Make an exact copy, from the records below, of the lines from the line containing "Convert this chart" to the line containing "const legendColors = ['#004586', '#ff420e', '#ffd320'];", both lines included, excluding pictures.

Given records:
- - -
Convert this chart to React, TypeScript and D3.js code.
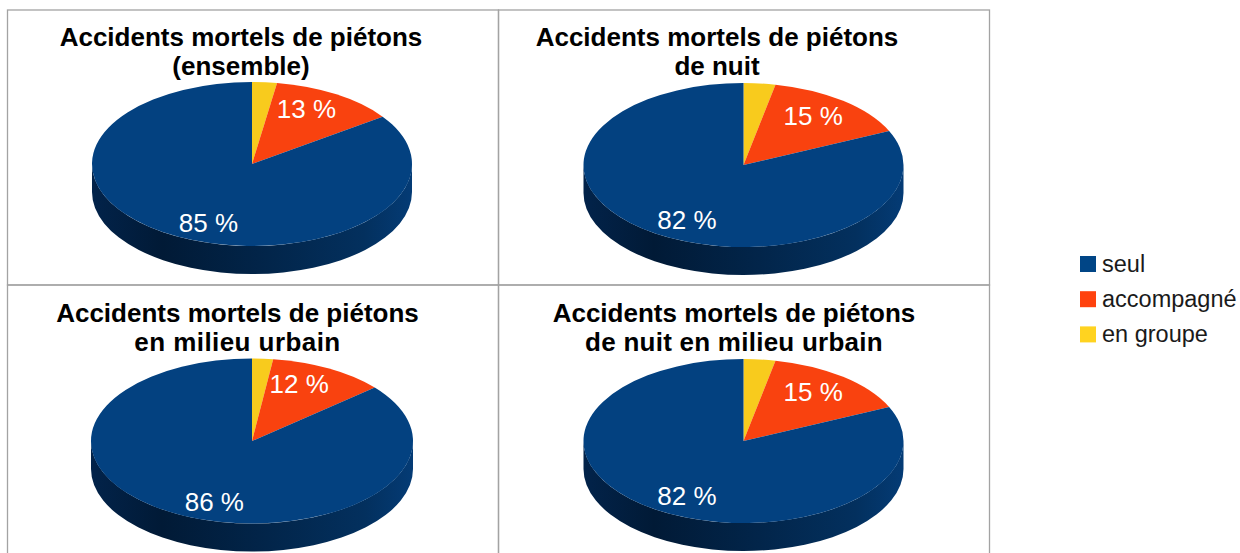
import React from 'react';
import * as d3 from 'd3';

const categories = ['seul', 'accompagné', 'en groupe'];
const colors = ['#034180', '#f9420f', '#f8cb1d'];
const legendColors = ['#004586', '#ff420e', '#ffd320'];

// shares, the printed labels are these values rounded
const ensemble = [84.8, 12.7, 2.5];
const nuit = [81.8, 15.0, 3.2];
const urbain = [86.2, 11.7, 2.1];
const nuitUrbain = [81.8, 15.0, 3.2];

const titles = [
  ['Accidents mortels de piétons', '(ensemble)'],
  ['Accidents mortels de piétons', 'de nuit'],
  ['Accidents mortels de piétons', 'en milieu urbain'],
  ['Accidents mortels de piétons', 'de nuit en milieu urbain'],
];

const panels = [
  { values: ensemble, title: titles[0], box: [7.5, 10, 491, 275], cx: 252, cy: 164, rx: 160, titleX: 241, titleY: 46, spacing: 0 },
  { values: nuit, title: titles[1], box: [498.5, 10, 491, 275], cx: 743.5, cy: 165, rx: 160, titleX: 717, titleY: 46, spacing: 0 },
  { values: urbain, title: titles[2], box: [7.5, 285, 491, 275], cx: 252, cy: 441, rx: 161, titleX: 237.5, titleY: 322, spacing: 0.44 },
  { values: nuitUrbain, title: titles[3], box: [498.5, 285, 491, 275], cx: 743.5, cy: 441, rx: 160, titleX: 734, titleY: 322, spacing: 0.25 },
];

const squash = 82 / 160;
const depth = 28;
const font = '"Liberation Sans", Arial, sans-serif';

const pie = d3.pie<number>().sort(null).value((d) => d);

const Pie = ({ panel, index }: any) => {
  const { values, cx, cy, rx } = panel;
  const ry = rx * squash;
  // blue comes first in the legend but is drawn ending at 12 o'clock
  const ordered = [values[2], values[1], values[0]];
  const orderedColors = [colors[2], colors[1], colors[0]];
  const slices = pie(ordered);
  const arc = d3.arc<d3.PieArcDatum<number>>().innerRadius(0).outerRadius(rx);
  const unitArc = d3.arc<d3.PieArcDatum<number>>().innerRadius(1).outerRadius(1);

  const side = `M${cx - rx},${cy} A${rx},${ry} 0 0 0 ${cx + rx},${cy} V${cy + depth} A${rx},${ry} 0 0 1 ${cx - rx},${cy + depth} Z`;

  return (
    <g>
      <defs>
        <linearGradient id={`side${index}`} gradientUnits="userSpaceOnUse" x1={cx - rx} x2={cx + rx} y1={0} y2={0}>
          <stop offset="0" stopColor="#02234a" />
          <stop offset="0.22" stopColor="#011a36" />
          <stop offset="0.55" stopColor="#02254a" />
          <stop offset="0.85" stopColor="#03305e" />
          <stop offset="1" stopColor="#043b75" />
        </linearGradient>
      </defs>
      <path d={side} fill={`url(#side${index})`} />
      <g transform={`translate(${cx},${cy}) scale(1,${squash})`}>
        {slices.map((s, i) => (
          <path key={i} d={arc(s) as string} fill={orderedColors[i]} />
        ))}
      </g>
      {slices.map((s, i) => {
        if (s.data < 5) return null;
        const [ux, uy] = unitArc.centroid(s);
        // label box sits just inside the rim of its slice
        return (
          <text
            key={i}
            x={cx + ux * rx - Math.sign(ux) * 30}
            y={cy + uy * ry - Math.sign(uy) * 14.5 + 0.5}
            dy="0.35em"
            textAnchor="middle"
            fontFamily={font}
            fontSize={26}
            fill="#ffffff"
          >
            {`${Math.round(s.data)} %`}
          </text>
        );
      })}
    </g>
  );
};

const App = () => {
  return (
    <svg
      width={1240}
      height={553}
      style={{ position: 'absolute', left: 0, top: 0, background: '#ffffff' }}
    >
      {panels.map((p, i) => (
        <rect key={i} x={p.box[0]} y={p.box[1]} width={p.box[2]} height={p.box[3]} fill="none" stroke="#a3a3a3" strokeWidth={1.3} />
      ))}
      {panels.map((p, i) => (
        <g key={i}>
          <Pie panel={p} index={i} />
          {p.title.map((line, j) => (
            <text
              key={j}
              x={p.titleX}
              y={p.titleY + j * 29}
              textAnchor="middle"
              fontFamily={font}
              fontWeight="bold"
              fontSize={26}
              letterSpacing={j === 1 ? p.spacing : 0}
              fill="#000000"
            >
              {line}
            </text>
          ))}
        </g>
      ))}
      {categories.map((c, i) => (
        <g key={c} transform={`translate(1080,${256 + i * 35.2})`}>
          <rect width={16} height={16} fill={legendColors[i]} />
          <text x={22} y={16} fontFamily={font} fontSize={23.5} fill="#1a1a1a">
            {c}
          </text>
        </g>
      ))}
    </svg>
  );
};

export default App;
- - -
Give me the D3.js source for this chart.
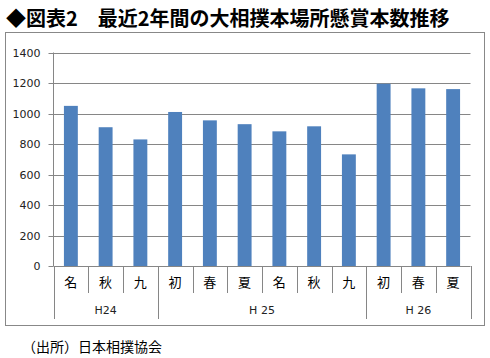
- - -
Written response:
Convert this chart to React, TypeScript and D3.js code.
import React from 'react';
import * as d3 from 'd3';

const categories = ['seul', 'accompagné', 'en groupe'];
const colors = ['#034180', '#f9420f', '#f8cb1d'];
const legendColors = ['#004586', '#ff420e', '#ffd320'];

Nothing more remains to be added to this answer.